Elvie looks like this immediately after waking every single day. I do not. This is more my speed:
I am tired much of the time. It's okay. I have figured out a way to handle it, mostly. Sometimes I wonder if life will ever let up, if I'll ever figure out how to get diapers and bottles washed midday so I'm not waiting up for either the dryer or the dishwasher to be done. But mostly I think about Elvie's upcoming surgery, and I treasure the days she wakes up so full of joy. The surgeons are meeting this week for pre-op planning, and my heart leaps into my throat every time I think about it. We will know a date, and then it will happen. The fear I feel is the same fear I felt the day that I saw Elvie's ribs and the outline of her intestines through her skin, and I knew that her life was more fragile than we'd guessed. I keep thinking that we got home, and she got better, and that is the hope I cling to. It is what I have.

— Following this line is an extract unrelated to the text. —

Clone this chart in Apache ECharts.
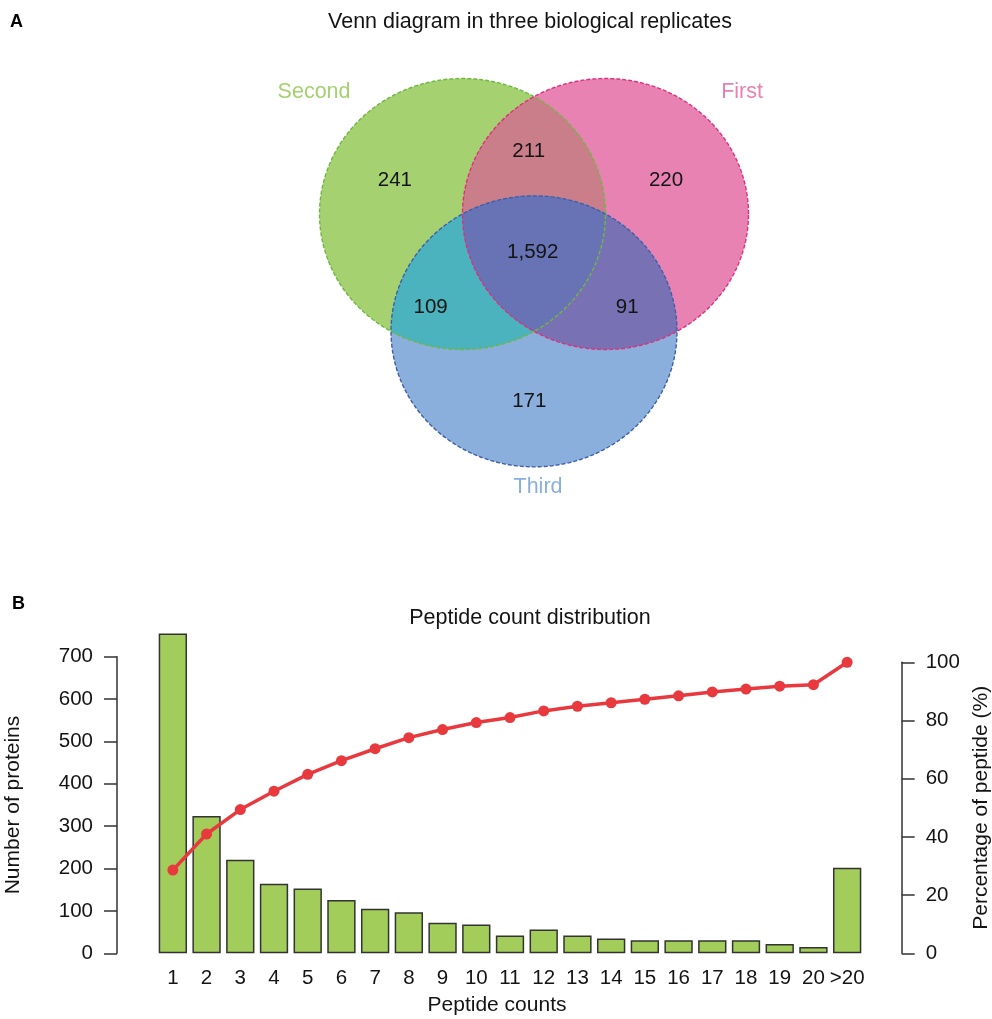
<!DOCTYPE html>
<html>
<head>
<meta charset="utf-8">
<script src="https://cdn.jsdelivr.net/npm/echarts@6/dist/echarts.min.js"></script>
<style>
  html, body { margin: 0; padding: 0; background: #ffffff; }
  #chart { width: 992px; height: 1019px; }
</style>
</head>
<body>
<div id="chart"></div>
<script>
// ---------- Panel A: proteins shared between three biological replicates ----------
const setNames = ['Second', 'First', 'Third'];
// each region lists the sets it belongs to (indices into setNames)
const regionSets = [[0], [1], [2], [0, 1], [0, 2], [1, 2], [0, 1, 2]];
const regionCounts = [241, 220, 171, 211, 109, 91, 1592];

// ---------- Panel B: peptide count distribution ----------
const peptideCategories = ['1', '2', '3', '4', '5', '6', '7', '8', '9', '10',
  '11', '12', '13', '14', '15', '16', '17', '18', '19', '20', '>20'];
const proteinCounts = [755, 324, 221, 164, 153, 126, 105, 97, 72, 68,
  42, 56, 42, 35, 31, 31, 31, 31, 22, 15, 202];
const cumulativePercent = [28.6, 41.0, 49.4, 55.7, 61.5, 66.2, 70.3, 74.1, 76.9, 79.3,
  81.0, 83.3, 84.9, 86.1, 87.3, 88.5, 89.8, 90.8, 91.8, 92.3, 100];

// ---------- Venn geometry and styling (unit circles, Venn coordinate space) ----------
const venn = {
  centers: [[-0.5, 0], [0.5, 0], [0, -0.866]],
  radius: 1,
  fills: ['#A6D170', '#E882B3', '#8AAFDC', '#C97E8A', '#4AB3BE', '#7871B3', '#6873B6'],
  strokes: ['#6FB743', '#E0307C', '#3F5FAA'],
  nameColors: ['#A6D170', '#E882B3', '#8AAFDC'],
  countAnchors: [[-0.973, 0.245], [0.923, 0.245], [-0.033, -1.385],
    [-0.037, 0.459], [-0.723, -0.689], [0.652, -0.689], [-0.009, -0.286]],
  nameAnchors: [[-1.538, 0.9], [1.455, 0.9], [0.028, -2.015]]
};

const FONT = '"Liberation Sans", Arial, sans-serif';
const INK = '#141414';
const AXIS = '#333333';

function circlePoly(c, r, n) {
  const pts = [];
  for (let i = 0; i < n; i++) {
    const a = 2 * Math.PI * i / n;
    pts.push([c[0] + r * Math.cos(a), c[1] + r * Math.sin(a)]);
  }
  return pts;
}

// Sutherland–Hodgman: clip a polygon by a convex, counter-clockwise clipper
function clipConvex(subject, clipper) {
  let out = subject;
  for (let i = 0; i < clipper.length && out.length; i++) {
    const a = clipper[i], b = clipper[(i + 1) % clipper.length];
    const side = p => (b[0] - a[0]) * (p[1] - a[1]) - (b[1] - a[1]) * (p[0] - a[0]);
    const cut = (s, e) => {
      const ds = side(s), de = side(e);
      const t = ds / (ds - de);
      return [s[0] + t * (e[0] - s[0]), s[1] + t * (e[1] - s[1])];
    };
    const input = out;
    out = [];
    for (let j = 0; j < input.length; j++) {
      const s = input[(j + input.length - 1) % input.length], e = input[j];
      const si = side(s) >= 0, ei = side(e) >= 0;
      if (ei) {
        if (!si) out.push(cut(s, e));
        out.push(e);
      } else if (si) {
        out.push(cut(s, e));
      }
    }
  }
  return out;
}

function regionPolygon(members) {
  let poly = circlePoly(venn.centers[members[0]], venn.radius, 360);
  for (let k = 1; k < members.length; k++) {
    poly = clipConvex(poly, circlePoly(venn.centers[members[k]], venn.radius, 360));
  }
  return poly;
}

const chart = echarts.init(document.getElementById('chart'), null, { renderer: 'canvas' });

const option = {
  animation: false,
  backgroundColor: '#ffffff',
  textStyle: { fontFamily: FONT, color: INK },
  title: [
    { text: 'A', left: 10, top: 13, padding: 0,
      textStyle: { fontFamily: FONT, fontWeight: 'bold', fontSize: 18, color: '#000' } },
    { text: 'Venn diagram in three biological replicates', left: 530, top: 11, padding: 0,
      textAlign: 'center', textStyle: { fontFamily: FONT, fontWeight: 'normal', fontSize: 21.5, color: INK } },
    { text: 'B', left: 12, top: 595, padding: 0,
      textStyle: { fontFamily: FONT, fontWeight: 'bold', fontSize: 18, color: '#000' } },
    { text: 'Peptide count distribution', left: 530, top: 607, padding: 0,
      textAlign: 'center', textStyle: { fontFamily: FONT, fontWeight: 'normal', fontSize: 21.5, color: INK } }
  ],
  grid: [
    { left: 248, width: 572, top: 10.75, height: 501.35, outerBoundsMode: 'none' },
    { left: 156, right: 128, top: 656.7, height: 296.6, outerBoundsMode: 'none' },
    { left: 156, right: 128, top: 662.3, height: 291.0, outerBoundsMode: 'none' }
  ],
  xAxis: [
    { type: 'value', gridIndex: 0, min: -2, max: 2, show: false },
    {
      type: 'category', gridIndex: 1, data: peptideCategories,
      axisLine: { show: false }, axisTick: { show: false }, splitLine: { show: false },
      axisLabel: { fontFamily: FONT, fontSize: 20.5, color: INK, margin: 15, interval: 0 },
      name: 'Peptide counts', nameLocation: 'middle', nameGap: 41,
      nameTextStyle: { fontFamily: FONT, fontSize: 21, color: INK, padding: [0, 26, 0, 0] }
    },
    { type: 'category', gridIndex: 2, data: peptideCategories, show: false }
  ],
  yAxis: [
    { type: 'value', gridIndex: 0, min: -2.2, max: 1.5, show: false },
    {
      type: 'value', gridIndex: 1, min: 0, max: 700, interval: 100, position: 'left', offset: 39,
      axisLine: { show: true, lineStyle: { color: AXIS, width: 1.5 } },
      axisTick: { show: true, length: 13, lineStyle: { color: AXIS, width: 1.5 } },
      splitLine: { show: false },
      axisLabel: { fontFamily: FONT, fontSize: 20.5, color: INK, margin: 24 },
      name: 'Number of proteins', nameLocation: 'middle', nameGap: 93,
      nameTextStyle: { fontFamily: FONT, fontSize: 21, color: INK }
    },
    {
      type: 'value', gridIndex: 2, min: 0, max: 100, interval: 20, position: 'right', offset: 37.7,
      axisLine: { show: true, lineStyle: { color: AXIS, width: 1.5 } },
      axisTick: { show: true, length: 13, lineStyle: { color: AXIS, width: 1.5 } },
      splitLine: { show: false },
      axisLabel: { fontFamily: FONT, fontSize: 20.5, color: INK, margin: 24 },
      name: 'Percentage of peptide (%)', nameLocation: 'middle', nameGap: 67,
      nameTextStyle: { fontFamily: FONT, fontSize: 21, color: INK }
    }
  ],
  series: [
    // filled Venn regions: single circles first, then pairwise overlaps, then the triple overlap
    {
      type: 'custom', xAxisIndex: 0, yAxisIndex: 0, silent: true,
      data: regionCounts.map((v, i) => ({ value: [i, v] })),
      renderItem: function (params, api) {
        const poly = regionPolygon(regionSets[params.dataIndex]);
        return {
          type: 'polygon',
          shape: { points: poly.map(p => api.coord(p)) },
          style: { fill: venn.fills[params.dataIndex], stroke: null }
        };
      }
    },
    // dashed circle outlines
    {
      type: 'custom', xAxisIndex: 0, yAxisIndex: 0, silent: true,
      data: setNames.map((n, i) => ({ value: [i, 0] })),
      renderItem: function (params, api) {
        const poly = circlePoly(venn.centers[params.dataIndex], venn.radius, 360);
        return {
          type: 'polygon',
          shape: { points: poly.map(p => api.coord(p)) },
          style: { fill: null, stroke: venn.strokes[params.dataIndex], lineWidth: 1.4, lineDash: [4, 2] }
        };
      }
    },
    // region counts
    {
      type: 'custom', xAxisIndex: 0, yAxisIndex: 0, silent: true,
      data: regionCounts.map((v, i) => ({ value: [i, v] })),
      renderItem: function (params, api) {
        const p = api.coord(venn.countAnchors[params.dataIndex]);
        return {
          type: 'text', x: p[0], y: p[1],
          style: {
            text: regionCounts[params.dataIndex].toLocaleString('en-US'),
            fill: INK, fontFamily: FONT, fontSize: 20.5, align: 'center', verticalAlign: 'middle'
          }
        };
      }
    },
    // set names
    {
      type: 'custom', xAxisIndex: 0, yAxisIndex: 0, silent: true,
      data: setNames.map((n, i) => ({ value: [i, 0] })),
      renderItem: function (params, api) {
        const p = api.coord(venn.nameAnchors[params.dataIndex]);
        return {
          type: 'text', x: p[0], y: p[1],
          style: {
            text: setNames[params.dataIndex],
            fill: venn.nameColors[params.dataIndex], fontFamily: FONT, fontSize: 21.5,
            align: 'center', verticalAlign: 'middle'
          }
        };
      }
    },
    // number of proteins per peptide count
    {
      type: 'bar', xAxisIndex: 1, yAxisIndex: 1, data: proteinCounts, barWidth: '84%', clip: false,
      silent: true,
      itemStyle: { color: '#A2CD5A', borderColor: '#333333', borderWidth: 1.5 }
    },
    // cumulative percentage
    {
      type: 'line', xAxisIndex: 2, yAxisIndex: 2, data: cumulativePercent, clip: false,
      symbol: 'circle', symbolSize: 11, silent: true,
      lineStyle: { color: '#E8393E', width: 3.5 },
      itemStyle: { color: '#E8393E' }
    }
  ]
};

chart.setOption(option);
</script>
</body>
</html>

She will be baptized on Sunday into the Orthodox Christian faith. She is going to hate getting wet. We will all be wearing our finest Ethiopian clothes, to welcome her as newly illumined, though to be honest, it seems she is full of light already. It has been a long time coming, and I know that her Ethiopian family will rejoice with us. This is something they wanted for her, too.
Once that is done, we will just wait for what is next. I will stockpile items that will be handy in the hospital because being overly prepared yet strangely unprepared is what I do best. I will keep breathing and waiting. I will hold my baby every morning when she wakes up, even if I can't quite get my eyes open, and I'll kiss her cheeks and her lips and her hands, and I'll let Zinashi hold her all by herself, because each day we have with her is a gift. And if I sound like a cheesy greeting card, then so be it, because it is absolutely true.